Cavs coach Kenny Atkinson said it was Allen’s best performance that he’s witnessed.
“Really took us over the top,” Atkinson said. “Best I’ve seen him. Coached him a long time. Known him for lots — that’s the best I’ve seen him.”
Here’s more on the Cavs:
- Allen’s outing allowed Cleveland to survive despite relatively modest outings from James Harden and Donovan Mitchell, ESPN’s Jamal Collier notes. Mitchell finished with 22 points on 9-of-20 shooting, and Harden had 18 points on 3-of-9 shooting. “[Harden] and I individually have had big nights,” Mitchell said. “We’ve had 50-balls, we’ve had bad nights, but at the end of the day, we haven’t won. We’re going to continue to be ourselves, right? But in the same focus, it isn’t just about me and him. It’s [Allen], it’s Evan Mobley] … It’s everybody in that locker room.”

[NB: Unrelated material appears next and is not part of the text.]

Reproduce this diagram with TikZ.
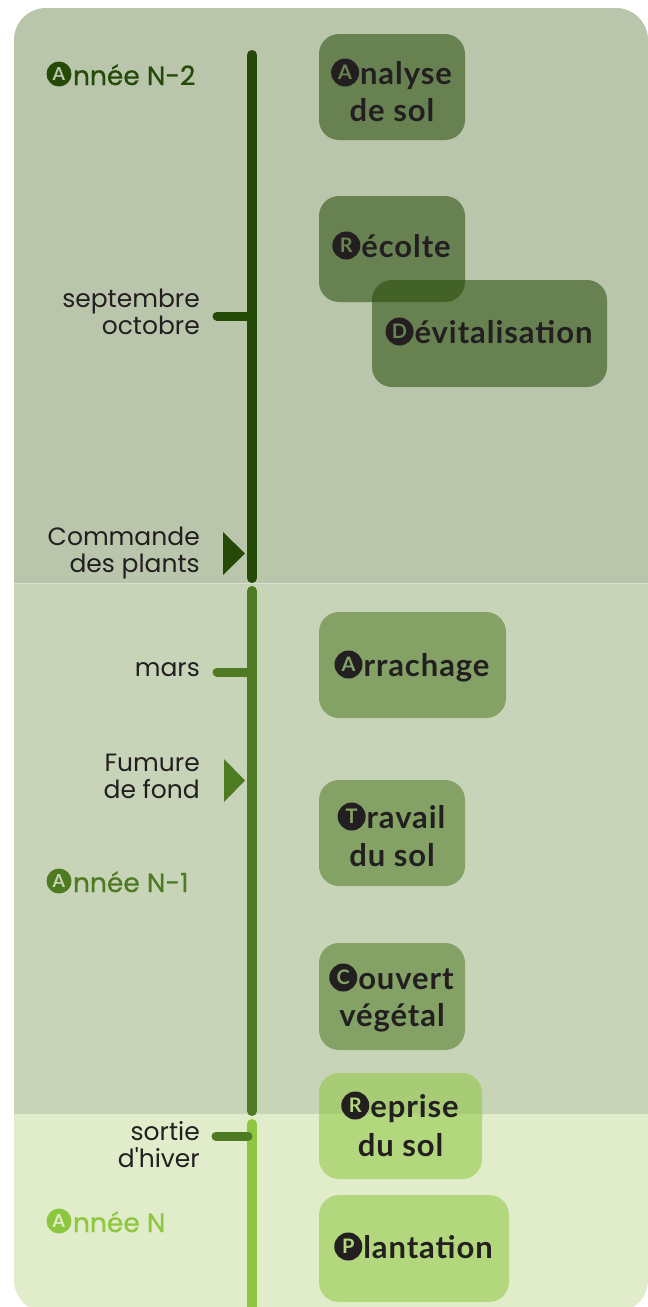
\documentclass[tikz,border=0pt]{standalone}
\usepackage{fontspec}
\setmainfont{Lato}
\newfontfamily\labfont{Poppins}
\newfontfamily\yearfont[FakeBold=0.6]{Poppins}
\newfontfamily\boxfont[LetterSpace=3]{Lato}
\definecolor{bgA}{HTML}{B9C6AC}
\definecolor{bgB}{HTML}{C7D4B8}
\definecolor{bgC}{HTML}{E0ECCA}
\definecolor{gA}{HTML}{254A08}
\definecolor{gB}{HTML}{4E7A22}
\definecolor{gC}{HTML}{8DC63F}
\definecolor{txt}{HTML}{231F20}
\definecolor{boxAa}{HTML}{688252}
\definecolor{boxBa}{HTML}{84A265}
\definecolor{boxCa}{HTML}{B2D77E}
\tikzset{
  stepbox/.style={rounded corners=20pt, fill opacity=0.55, draw=none},
  btxt/.style={anchor=base, inner sep=0pt, outer sep=0pt, text=txt,
    font=\boxfont\bfseries\fontsize{31}{37}\selectfont},
  bcirc/.style={circle, fill=txt, minimum size=28pt, inner sep=0pt, outer sep=0pt,
    font=\normalfont\bfseries\fontsize{20}{20}\selectfont},
  ycirc/.style={circle, minimum size=25pt, inner sep=0pt, outer sep=0pt,
    font=\normalfont\bfseries\fontsize{18}{18}\selectfont},
  lab/.style={anchor=east, inner sep=0pt, align=right, text=txt,
    font=\labfont\fontsize{25}{27}\selectfont},
  yearlab/.style={anchor=base west, inner sep=0pt, outer sep=0pt,
    font=\yearfont\fontsize{26.5}{28}\selectfont},
  tl/.style={line width=10pt, line cap=round},
  tick/.style={line width=9pt, line cap=round},
}
\begin{document}
\begin{tikzpicture}[x=1pt,y=-1pt]
\useasboundingbox (0,0) rectangle (648,1307);
% background bands
\begin{scope}
\clip[rounded corners=32pt] (14,8) rectangle (648,1312);
\fill[bgA] (14,8) rectangle (648,583.5);
\fill[bgB] (14,583.5) rectangle (648,1114);
\fill[bgC] (14,1114) rectangle (648,1312);
\draw[white, opacity=0.45, line width=1pt] (14,583.5) -- (648,583.5);
\end{scope}
% timeline
\coordinate (t1a) at (252,55);
\coordinate (t1b) at (252,578);
\coordinate (t2a) at (252,591);
\coordinate (t2b) at (252,1111);
\coordinate (t3a) at (252,1124);
\coordinate (t3b) at (252,1330);
\draw[tl, gA] (t1a) -- (t1b);
\draw[tl, gB] (t2a) -- (t2b);
\draw[tl, gC] (t3a) -- (t3b);
% ticks
\coordinate (k1) at (217,316);
\coordinate (k1e) at (252,316);
\coordinate (k2) at (217,672);
\coordinate (k2e) at (252,672);
\coordinate (k3) at (216,1136);
\coordinate (k3e) at (248,1136);
\draw[tick, gA] (k1) -- (k1e);
\draw[tick, gB] (k2) -- (k2e);
\draw[tick, gB] (k3) -- (k3e);
% triangles
\fill[gA] (223,532) -- (245,553.5) -- (223,575) -- cycle;
\fill[gB] (224,759) -- (245,780.5) -- (224,802) -- cycle;
% year labels
\node[yearlab, text=gA] (yA) at (73,85) {nnée N-2};
\node[ycirc, fill=gA, text=bgA] (yAc) at ([xshift=-14pt,yshift=11pt]yA.base west) {A};
\node[yearlab, text=gB] (yB) at (73,892) {nnée N-1};
\node[ycirc, fill=gB, text=bgB] (yBc) at ([xshift=-14pt,yshift=11pt]yB.base west) {A};
\node[yearlab, text=gC] (yC) at (73,1232) {nnée N};
\node[ycirc, fill=gC, text=bgC] (yCc) at ([xshift=-14pt,yshift=11pt]yC.base west) {A};
% left labels
\node[lab] (lsept) at (200,312) {septembre\\octobre};
\node[lab] (lcmd) at (200,553) {Commande\\des plants};
\node[lab] (lmars) at (200,670) {mars};
\node[lab] (lfum) at (200,776) {Fumure\\de fond};
\node[lab] (lsort) at (200,1145) {sortie\\d'hiver};
% boxes
\fill[stepbox, gA] (319,34) rectangle (465,140);
\fill[stepbox, gA] (319,196) rectangle (465,302);
\fill[stepbox, gA] (372,280) rectangle (607,387);
\fill[stepbox, gB] (319,612) rectangle (506,718);
\fill[stepbox, gB] (319,780) rectangle (465,886);
\fill[stepbox, gB] (319,943) rectangle (465,1050);
\fill[stepbox, gC] (319,1073) rectangle (482,1179);
\fill[stepbox, gC] (319,1195) rectangle (509,1302);
% box texts
\node[btxt] (bA1) at (406,84) {nalyse};
\node[bcirc, text=boxAa] (bAc) at ([xshift=-15pt,yshift=11.5pt]bA1.base west) {A};
\node[btxt] (bA2) at (392,121) {de sol};
\node[btxt] (bR1) at (406,257) {écolte};
\node[bcirc, text=boxAa] (bRc) at ([xshift=-15pt,yshift=11.5pt]bR1.base west) {R};
\node[btxt] (bD1) at (503.5,343) {évitalisation};
\node[bcirc, text=boxAa] (bDc) at ([xshift=-15pt,yshift=11.5pt]bD1.base west) {D};
\node[btxt] (bAr1) at (426.5,676) {rrachage};
\node[bcirc, text=boxBa] (bArc) at ([xshift=-15pt,yshift=11.5pt]bAr1.base west) {A};
\node[btxt] (bT1) at (406,828) {ravail};
\node[bcirc, text=boxBa] (bTc) at ([xshift=-15pt,yshift=11.5pt]bT1.base west) {T};
\node[btxt] (bT2) at (392,866) {du sol};
\node[btxt] (bC1) at (406,989) {ouvert};
\node[bcirc, text=boxBa] (bCc) at ([xshift=-15pt,yshift=11.5pt]bC1.base west) {C};
\node[btxt] (bC2) at (392,1026) {végétal};
\node[btxt] (bRe1) at (414.5,1117) {eprise};
\node[bcirc, text=boxCa] (bRec) at ([xshift=-15pt,yshift=11.5pt]bRe1.base west) {R};
\node[btxt] (bRe2) at (400.5,1156) {du sol};
\node[btxt] (bP1) at (428,1258) {lantation};
\node[bcirc, text=boxCa] (bPc) at ([xshift=-15pt,yshift=11.5pt]bP1.base west) {P};
\end{tikzpicture}
\end{document}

- Joe Vardon of The Athletic opines that the first-round series showed the Cavs’ flaws, which could lead to their elimination in the next round against the top-seeded Pistons. “(It showed) that they are vulnerable,” Vardon writes in an Athletic roundtable discussion. “Extremely vulnerable to ball pressure, to length on the wings, to teams that are willing to grab and claw and get into their chests. I think any playoff team that challenges Cleveland physically has a chance to advance. This is simply not an organization built to bang. But if you give the Cavs space, you see the offensive juggernaut they can be. Oh, we also saw when the Cavs bother to look inside, to Allen and to Evan Mobley, it opens up the rest of the offense.”
- They will be going up against their former coach, J.B. Bickerstaff, which will make for a juice storyline, Jason Lloyd of The Athletic notes. Bickerstaff will know how to guard Mitchell as well as any coach in the league, Lloyd adds, and the Cavs need the best version of Mitchell and Harden to advance.